(ENTRIES)
+++++
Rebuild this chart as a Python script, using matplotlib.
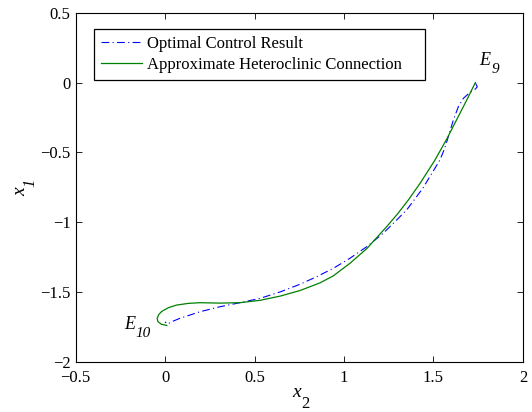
+++++
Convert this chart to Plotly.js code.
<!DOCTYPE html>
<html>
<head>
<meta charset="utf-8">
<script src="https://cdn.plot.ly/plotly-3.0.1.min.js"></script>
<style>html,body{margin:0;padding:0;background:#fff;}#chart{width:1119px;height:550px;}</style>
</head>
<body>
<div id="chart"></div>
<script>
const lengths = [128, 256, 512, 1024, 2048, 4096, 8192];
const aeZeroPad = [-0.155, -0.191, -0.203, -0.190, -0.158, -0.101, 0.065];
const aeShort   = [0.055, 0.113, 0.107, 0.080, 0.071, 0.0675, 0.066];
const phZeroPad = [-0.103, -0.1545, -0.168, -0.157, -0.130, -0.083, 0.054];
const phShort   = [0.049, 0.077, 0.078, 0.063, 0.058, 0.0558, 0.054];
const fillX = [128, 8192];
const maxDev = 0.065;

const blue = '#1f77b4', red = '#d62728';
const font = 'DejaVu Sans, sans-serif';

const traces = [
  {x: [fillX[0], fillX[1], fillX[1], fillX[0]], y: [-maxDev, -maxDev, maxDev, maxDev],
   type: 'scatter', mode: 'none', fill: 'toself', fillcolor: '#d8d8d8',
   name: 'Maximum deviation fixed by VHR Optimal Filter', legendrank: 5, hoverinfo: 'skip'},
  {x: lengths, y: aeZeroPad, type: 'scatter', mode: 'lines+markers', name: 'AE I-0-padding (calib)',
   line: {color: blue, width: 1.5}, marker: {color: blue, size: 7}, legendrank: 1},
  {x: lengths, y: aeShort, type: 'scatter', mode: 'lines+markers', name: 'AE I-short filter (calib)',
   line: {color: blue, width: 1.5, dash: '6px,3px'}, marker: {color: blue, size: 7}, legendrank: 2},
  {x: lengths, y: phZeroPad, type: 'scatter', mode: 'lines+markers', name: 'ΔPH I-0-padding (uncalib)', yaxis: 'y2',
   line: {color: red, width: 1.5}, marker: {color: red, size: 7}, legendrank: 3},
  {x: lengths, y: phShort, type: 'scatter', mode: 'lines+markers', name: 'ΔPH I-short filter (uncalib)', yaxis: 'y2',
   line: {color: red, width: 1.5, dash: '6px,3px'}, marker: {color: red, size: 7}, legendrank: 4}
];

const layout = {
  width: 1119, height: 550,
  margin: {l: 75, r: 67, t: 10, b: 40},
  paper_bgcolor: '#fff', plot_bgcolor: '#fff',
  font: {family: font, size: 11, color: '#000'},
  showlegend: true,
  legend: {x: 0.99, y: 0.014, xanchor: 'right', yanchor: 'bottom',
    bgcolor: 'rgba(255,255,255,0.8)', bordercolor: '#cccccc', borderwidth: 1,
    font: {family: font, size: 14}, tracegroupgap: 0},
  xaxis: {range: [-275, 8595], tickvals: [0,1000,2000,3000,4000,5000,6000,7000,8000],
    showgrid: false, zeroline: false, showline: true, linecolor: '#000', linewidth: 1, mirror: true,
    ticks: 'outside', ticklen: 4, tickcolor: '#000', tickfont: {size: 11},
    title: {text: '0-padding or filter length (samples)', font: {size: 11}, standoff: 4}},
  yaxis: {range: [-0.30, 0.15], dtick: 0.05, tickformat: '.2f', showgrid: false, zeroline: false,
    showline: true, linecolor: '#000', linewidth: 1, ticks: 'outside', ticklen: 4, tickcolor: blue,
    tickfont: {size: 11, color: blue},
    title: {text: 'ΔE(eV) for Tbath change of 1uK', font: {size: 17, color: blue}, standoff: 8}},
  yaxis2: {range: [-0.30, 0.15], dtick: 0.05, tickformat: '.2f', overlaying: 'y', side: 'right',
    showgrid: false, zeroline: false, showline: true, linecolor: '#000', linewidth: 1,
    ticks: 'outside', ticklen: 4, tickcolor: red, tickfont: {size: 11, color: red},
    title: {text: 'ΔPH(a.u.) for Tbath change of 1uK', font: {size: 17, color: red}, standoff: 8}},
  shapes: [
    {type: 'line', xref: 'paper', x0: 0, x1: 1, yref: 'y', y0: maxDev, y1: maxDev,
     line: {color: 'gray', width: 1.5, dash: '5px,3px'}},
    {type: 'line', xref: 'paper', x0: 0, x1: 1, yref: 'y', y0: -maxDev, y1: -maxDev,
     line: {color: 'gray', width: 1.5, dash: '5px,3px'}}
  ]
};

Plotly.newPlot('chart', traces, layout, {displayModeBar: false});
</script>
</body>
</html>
+++++
(WHAT TO PRODUCE)
Check every line of the data above for the string "this", and copy those that have it.

(EXERCISE RESULT)
Rebuild this chart as a Python script, using matplotlib.
Convert this chart to Plotly.js code.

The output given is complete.